El pedido de justicia y de condena nos interpela en estos días. Frases, estados de WhatsApp y declaraciones nos dejaron pensando. Fernando y Lucio o Lucio y Fernando sonaron, suenan y sonarán en nuestra memoria. Podemos sentarnos a leer o a escribir miles de pensamientos, y hacer interpretaciones de lo sucedido desde distintos planos, miradas, posicionamientos, creencias, sin involucrarnos; o tomar la decisión de hacer algo desde nuestro pequeño pero importante lugar en la sociedad.
Es por eso que elijo pensar ambos casos desde la educación sexual integral (ESI). Quiero interpelar desde lo que podemos y debemos, cambiar si decidimos charlar con las pibas y los pibes con los que compartimos nuestra tarea docente. Animarnos a hablar de estos hechos nos lleva sí o sí a tratar ejes y temáticas que tienen que ver con la ESI.
Hace unos días, en una columna para La Capital el psicólogo y escritor rosarino Eduardo Marostica se refería a ese grupo de jóvenes como “patoteros”, y nos hacía reflexionar sobre varios conceptos que hacen a las construcciones de las masculinidades que responden a los roles y estereotipos frutos de mandatos del patriarcado. Y es así. Los jóvenes por ser varones deben responder, según las construcciones socialmente aceptadas, a esos mandatos. Mandatos que los llevan a comportamientos grupalmente aceptados y reconocidos: ser líderes demostrando fuerza y valor a través de golpes o siendo quienes defienden a los débiles que lo respaldan, y cómplices o camaradas, que sostienen ese liderazgo al precio de poder estar y permanecer en ese grupo.
¿Se imaginan no sumarse a una golpiza en la que se pone en juego el poder o la capacidad del líder? ¿Se imaginan no animarse a saltar por él? Y nadie habla de si es algo que uno comparte o no; pero debe permanecer y es el precio. ¿O acaso quieren animarse a ser expulsados del grupo o patota por ser poco hombres, cobardes. O más que seguro “nenitas”, “mariquitas” “cagones”. Porque los hombres, los machos, se la bancan hasta las últimas consecuencias.
Porque no se puede poner en duda que lo que se hace siempre está mal, solamente hay que seguir al grupo de amigos, cómplices, camaradas y bancar al líder. No se permite la posibilidad de arrugar, porque nos pueden dar la espalda y encima quedar como cagones, es parte de la complicidad masculina. Mucho nos deja para hablar y repensar el caso de Fernando, y sus consecuencias. Al igual que el de Lucio.
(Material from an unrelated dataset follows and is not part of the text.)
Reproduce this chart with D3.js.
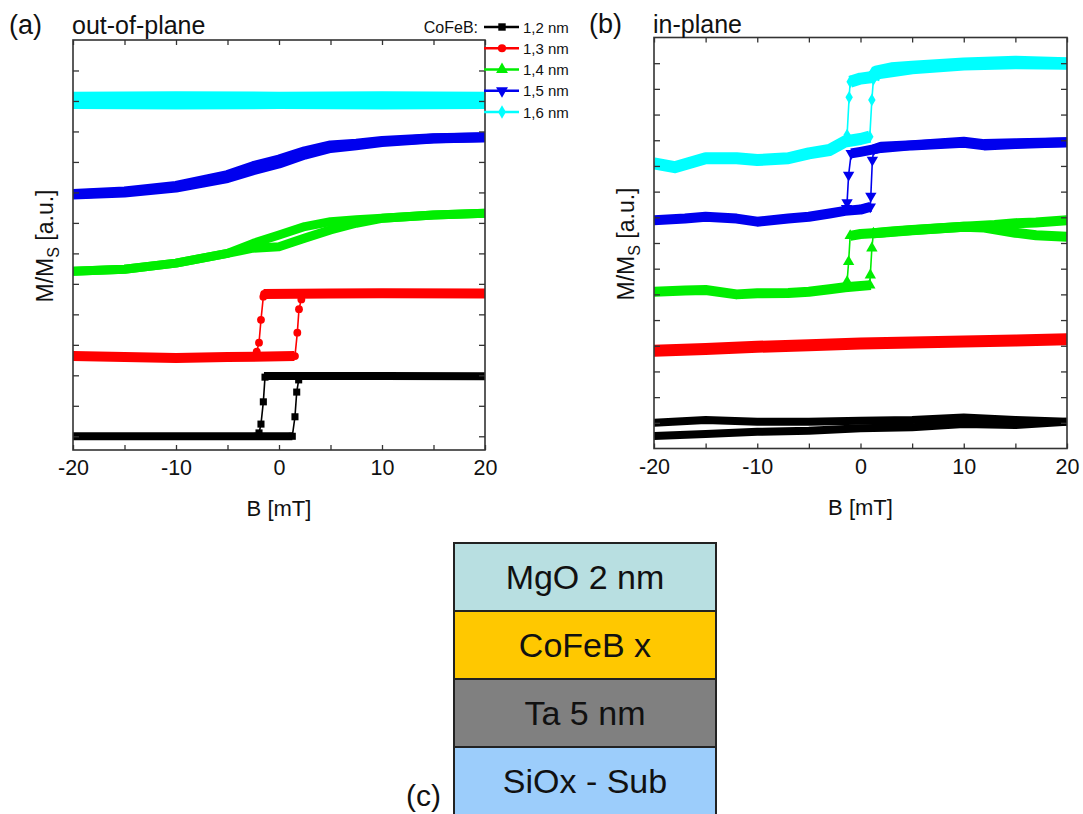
<!DOCTYPE html>
<html><head><meta charset="utf-8">
<script src="https://cdn.jsdelivr.net/npm/d3@7"></script>
<style>
body{margin:0;background:#fff}
svg{display:block}
text{font-family:"Liberation Sans",Arial,sans-serif;fill:#111}
</style>
</head><body>
<svg id="fig" width="1083" height="814"></svg>
<script>
// ---- tick labels / categories ----
const fieldTicks = [-20, -10, 0, 10, 20];
const thicknessLabels = ["1,2 nm", "1,3 nm", "1,4 nm", "1,5 nm", "1,6 nm"];
const stackLayers = ["MgO 2 nm", "CoFeB x", "Ta 5 nm", "SiOx - Sub"];

// ---- (a) out-of-plane loops: [B (mT), M/Ms (a.u., offset)] ----
// plateau traces (dense, noisy data) and switching points (individual markers)
const oop12Bands = [
  [[-20, 0.0], [-10, 0.0], [0, 0.0], [1.3, 0.0]],
  [[-1.46, 1.98], [0, 1.98], [10, 1.98], [20, 1.97]]
];
const oop12Switches = [
  [[1.29, 0.0], [1.55, 0.64], [1.72, 1.45], [1.91, 1.85], [2.04, 1.98]],
  [[-1.36, 1.94], [-1.52, 1.13], [-1.75, 0.40], [-1.94, 0.11], [-2.1, 0.0]]
];
const oop13Bands = [
  [[-20, 2.63], [-15, 2.6], [-10, 2.57], [-5, 2.6], [1.5, 2.63]],
  [[-1.5, 4.67], [5, 4.68], [10, 4.69], [20, 4.68]]
];
const oop13Switches = [
  [[1.55, 2.63], [1.78, 3.40], [1.94, 4.17], [2.17, 4.49], [2.35, 4.67]],
  [[-1.45, 4.67], [-1.52, 4.58], [-1.75, 3.82], [-1.94, 3.07], [-2.16, 2.78], [-2.25, 2.63]]
];
const oop14Bands = [
  [[-20, 5.41], [-15, 5.48], [-10, 5.68], [-5, 6.0], [-2.5, 6.17], [0, 6.22], [2.5, 6.5], [5, 6.77], [7.5, 6.99], [10, 7.15], [15, 7.26], [20, 7.32]],
  [[20, 7.32], [15, 7.26], [10, 7.15], [7.5, 7.10], [5, 7.04], [2.5, 6.88], [0, 6.60], [-2.5, 6.33], [-5, 6.0], [-10, 5.68], [-15, 5.48], [-20, 5.41]]
];
const oop15Bands = [
  [[-20, 7.93], [-15, 8.0], [-10, 8.16], [-5, 8.47], [-2.5, 8.73], [0, 8.95], [2.5, 9.24], [5, 9.46], [7.5, 9.55], [10, 9.65], [15, 9.77], [20, 9.81]],
  [[20, 9.81], [15, 9.78], [10, 9.69], [7.5, 9.6], [5, 9.54], [2.5, 9.35], [0, 9.08], [-2.5, 8.86], [-5, 8.57], [-10, 8.21], [-15, 8.03], [-20, 7.95]]
];
const oop16Bands = [
  [[-20, 11.06], [-10, 11.07], [0, 11.06], [10, 11.07], [20, 11.06]],
  [[20, 10.98], [10, 10.97], [0, 10.98], [-10, 10.97], [-20, 10.98]]
];

// ---- (b) in-plane loops ----
const ip12Bands = [
  [[-20, 1.0], [-15, 1.11], [-10, 1.04], [-5, 1.04], [0, 1.08], [5, 1.11], [10, 1.21], [15, 1.11], [20, 1.04]],
  [[-20, 0.49], [-15, 0.56], [-10, 0.65], [-5, 0.69], [0, 0.79], [5, 0.83], [10, 0.95], [15, 0.91], [20, 1.04]]
];
const ip13Bands = [
  [[-20, 3.81], [-15, 3.87], [-10, 3.96], [-5, 4.02], [0, 4.09], [5, 4.13], [10, 4.17], [15, 4.2], [20, 4.25]]
];
const ip14Bands = [
  [[-20, 6.1], [-17, 6.15], [-15, 6.17], [-12, 6.0], [-10, 6.04], [-7, 6.05], [-5, 6.1], [-3, 6.2], [-1.5, 6.28], [1, 6.36]],
  [[1.25, 8.38], [3, 8.45], [5, 8.51], [10, 8.63], [13, 8.7], [15, 8.77], [17, 8.8], [20, 8.89]],
  [[20, 8.24], [17, 8.3], [15, 8.4], [12, 8.6], [10, 8.63], [5, 8.5], [2, 8.4], [0, 8.35], [-1, 8.28]]
];
const ip14Switches = [
  [[0.9, 6.36], [0.95, 6.75], [1.1, 7.8], [1.25, 8.38]],
  [[-1.0, 8.28], [-1.15, 7.27], [-1.3, 6.49], [-1.4, 6.3]]
];
const ip15Bands = [
  [[-20, 8.89], [-17, 8.95], [-15, 9.02], [-12, 8.95], [-10, 8.83], [-7, 8.95], [-5, 9.02], [-3, 9.15], [-1.5, 9.25], [0, 9.3], [1, 9.41]],
  [[1.3, 11.65], [2, 11.75], [5, 11.81], [10, 11.94], [12, 11.85], [15, 11.88], [20, 11.92]],
  [[20, 11.92], [15, 11.85], [12, 11.8], [10, 11.9], [5, 11.8], [2, 11.7], [0, 11.55], [-0.9, 11.49]]
];
const ip15Switches = [
  [[0.95, 9.41], [1.0, 9.83], [1.15, 11.23], [1.3, 11.65]],
  [[-0.9, 11.49], [-1.15, 10.65], [-1.3, 9.58], [-1.35, 9.35]]
];
const ip16Bands = [
  [[-20, 11.1], [-18, 10.95], [-15, 11.3], [-12, 11.3], [-10, 11.23], [-7, 11.3], [-5, 11.49], [-3, 11.62], [-1.5, 11.95], [0, 12.05], [0.9, 12.14]],
  [[1.25, 14.37], [1.5, 14.67], [3, 14.8], [5, 14.86], [10, 14.99], [15, 15.06], [20, 15.0]],
  [[20, 14.98], [15, 15.0], [10, 14.95], [5, 14.8], [1.5, 14.6], [1, 14.45], [0, 14.4], [-1, 14.28]]
];
const ip16Switches = [
  [[0.9, 12.14], [1.1, 13.57], [1.25, 14.37]],
  [[-1, 14.28], [-1.1, 13.67], [-1.3, 12.2], [-1.4, 12.0]]
];

// ---- styling ----
const colors = ["#000000", "#ff0000", "#00ee00", "#0000ee", "#00ffff"];
const symbols = [d3.symbolSquare, d3.symbolCircle, d3.symbolTriangle, d3.symbolTriangle, d3.symbolDiamond];
const symbolSizes = [50, 48, 56, 56, 48];
const symbolRot = [0, 0, 0, 180, 0];
const axisColor = "#333";

const svg = d3.select("#fig");

function markerPath(i, size) {
  return d3.symbol().type(symbols[i]).size(size || symbolSizes[i])();
}

function drawPanel(cfg) {
  const { x, y, series, yTicks, id } = cfg;
  const [x0, x1] = x.range();
  const [yb, yt] = y.range();
  const g = svg.append("g");

  g.append("clipPath").attr("id", id).append("rect")
    .attr("x", x0).attr("y", yt).attr("width", x1 - x0).attr("height", yb - yt);

  const plot = g.append("g").attr("clip-path", `url(#${id})`);
  const line = d3.line().x(d => x(d[0])).y(d => y(d[1]));

  series.forEach(s => {
    const sg = plot.append("g");
    s.bands.forEach(b => {
      sg.append("path").attr("d", line(b)).attr("fill", "none")
        .attr("stroke", colors[s.idx]).attr("stroke-width", s.width)
        .attr("stroke-linejoin", "round").attr("stroke-linecap", "butt");
    });
    (s.switches || []).forEach(sw => {
      sg.append("path").attr("d", line(sw)).attr("fill", "none")
        .attr("stroke", colors[s.idx]).attr("stroke-width", 1.6);
      sg.selectAll(null).data(sw).join("path")
        .attr("d", markerPath(s.idx))
        .attr("transform", d => `translate(${x(d[0])},${y(d[1])}) rotate(${symbolRot[s.idx]})`)
        .attr("fill", colors[s.idx]);
    });
  });

  // axes with inward ticks on all four sides
  const minor = d3.range(-20, 21, 5);
  const fmt = d => (fieldTicks.includes(d) ? String(d) : "");
  const bottom = g.append("g").attr("transform", `translate(0,${yb})`)
    .call(d3.axisBottom(x).tickValues(minor).tickSize(-5).tickPadding(10).tickFormat(fmt));
  const top = g.append("g").attr("transform", `translate(0,${yt})`)
    .call(d3.axisTop(x).tickValues(minor).tickSize(-5).tickFormat(""));
  const left = g.append("g").attr("transform", `translate(${x0},0)`)
    .call(d3.axisLeft(y).tickValues(yTicks).tickSize(-6).tickFormat(""));
  const right = g.append("g").attr("transform", `translate(${x1},0)`)
    .call(d3.axisRight(y).tickValues(yTicks).tickSize(-6).tickFormat(""));
  [bottom, top, left, right].forEach(a => {
    a.select(".domain").remove();
    a.selectAll(".tick line").attr("stroke", axisColor).attr("stroke-width", 1.3);
  });
  bottom.selectAll("text").attr("font-size", 21.5).attr("fill", "#111");

  g.append("rect").attr("x", x0).attr("y", yt).attr("width", x1 - x0).attr("height", yb - yt)
    .attr("fill", "none").attr("stroke", axisColor).attr("stroke-width", 1.6);

  // axis titles
  const cx = (x0 + x1) / 2;
  g.append("text").attr("x", cx).attr("y", yb + 66).attr("text-anchor", "middle")
    .attr("font-size", 22).text("B [mT]");
  const yl = g.append("text").attr("transform", `translate(${x0 - 20},${(yt + yb) / 2 + 1}) rotate(-90)`)
    .attr("text-anchor", "middle").attr("font-size", 23);
  yl.append("tspan").text("M/M");
  yl.append("tspan").attr("font-size", 16).attr("dy", 6).text("S");
  yl.append("tspan").attr("dy", -6).text(" [a.u.]");

  return g;
}

// (a) out-of-plane
const xa = d3.scaleLinear([-20, 20], [73, 485]);
const ya = d3.scaleLinear([-0.45, 13], [450, 40]);
drawPanel({
  id: "clipA", x: xa, y: ya, yTicks: d3.range(0, 13),
  series: [
    { idx: 4, bands: oop16Bands, width: 15 },
    { idx: 3, bands: oop15Bands, width: 10 },
    { idx: 2, bands: oop14Bands, width: 9 },
    { idx: 1, bands: oop13Bands, switches: oop13Switches, width: 10 },
    { idx: 0, bands: oop12Bands, switches: oop12Switches, width: 8 }
  ]
});

// (b) in-plane
const xb = d3.scaleLinear([-20, 20], [654, 1067]);
const yb = d3.scaleLinear([0, 16], [448.5, 37.5]);
drawPanel({
  id: "clipB", x: xb, y: yb, yTicks: d3.range(1, 16),
  series: [
    { idx: 4, bands: ip16Bands, switches: ip16Switches, width: 12 },
    { idx: 3, bands: ip15Bands, switches: ip15Switches, width: 10 },
    { idx: 2, bands: ip14Bands, switches: ip14Switches, width: 10 },
    { idx: 1, bands: ip13Bands, width: 12 },
    { idx: 0, bands: ip12Bands, width: 8 }
  ]
});

// panel labels
svg.append("text").attr("x", 9).attr("y", 34).attr("font-size", 27).text("(a)");
svg.append("text").attr("x", 72).attr("y", 34).attr("font-size", 25).text("out-of-plane");
svg.append("text").attr("x", 589).attr("y", 33).attr("font-size", 27).text("(b)");
svg.append("text").attr("x", 653).attr("y", 33).attr("font-size", 25).text("in-plane");

// legend
const leg = svg.append("g");
leg.append("text").attr("x", 478).attr("y", 33).attr("text-anchor", "end")
  .attr("font-size", 16).text("CoFeB:");
const legRow = d3.scaleLinear([0, 4], [27, 112]);
thicknessLabels.forEach((lab, i) => {
  const yy = legRow(i);
  leg.append("line").attr("x1", 484).attr("x2", 519).attr("y1", yy).attr("y2", yy)
    .attr("stroke", colors[i]).attr("stroke-width", 2.4);
  leg.append("path").attr("d", markerPath(i, symbolSizes[i] * 1.1))
    .attr("transform", `translate(502,${yy}) rotate(${symbolRot[i]})`).attr("fill", colors[i]);
  leg.append("text").attr("x", 523).attr("y", yy + 5.5).attr("font-size", 15).text(lab);
});

// (c) layer stack
const layerFill = ["#b8dfe1", "#ffc800", "#808080", "#9ccdfb"];
const ys = d3.scaleBand(stackLayers, [543, 815]);
const stack = svg.append("g");
stackLayers.forEach((l, i) => {
  stack.append("rect").attr("x", 454).attr("y", ys(l)).attr("width", 262).attr("height", ys.bandwidth())
    .attr("fill", layerFill[i]).attr("stroke", "#222").attr("stroke-width", 2);
  stack.append("text").attr("x", 585).attr("y", ys(l) + ys.bandwidth() / 2 + 12)
    .attr("text-anchor", "middle").attr("font-size", 34).text(l);
});
svg.append("text").attr("x", 406).attr("y", 806).attr("font-size", 30).text("(c)");
</script>
</body></html>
En este último pesan otras idealizaciones que corresponden también a los roles y estereotipos que la sociedad sostuvo, y desgraciadamente aún sostiene, en el día a día. Ser mujer, por la sensibilidad que presupone por ser el sexo débil (sostenido por los privilegios masculinos que las construcciones sociales prevalentes imponen), da por casi indiscutible que tiene desarrollada la capacidad de maternar y de llevar adelante el cuidado de sus hijas e hijos.
¿Podemos pensar que un hombre, incapaz de demostrar emociones según nuestras construcciones sociales fruto de la masculinidad hegemónica, puede criar a un hijo? ¿Puede llegar a cuidarlo sin ayuda de una mujer, que es quien debe encargarse de eso porque, según esos mismos mandatos, es casi su finalidad en esta sociedad? ¿Puede una mujer ser violenta, y no cuidar?
Mucho se dijo, y se seguirá diciendo. Se cuestionarán veredictos y sentencias, pero de nada sirve si no somos capaces de poder revisar todos estos conceptos y animarnos a construir una nueva sociedad, que sea capaz de generar nuevas personas, más allá del sexo o de su percepción, con ganas de asumir y construir nuevos roles, derribando mandatos heredados y cuestionarlos con nuevas propuestas y formas de ser personas para realmente poder hacer justicia por Lucio y Fernando.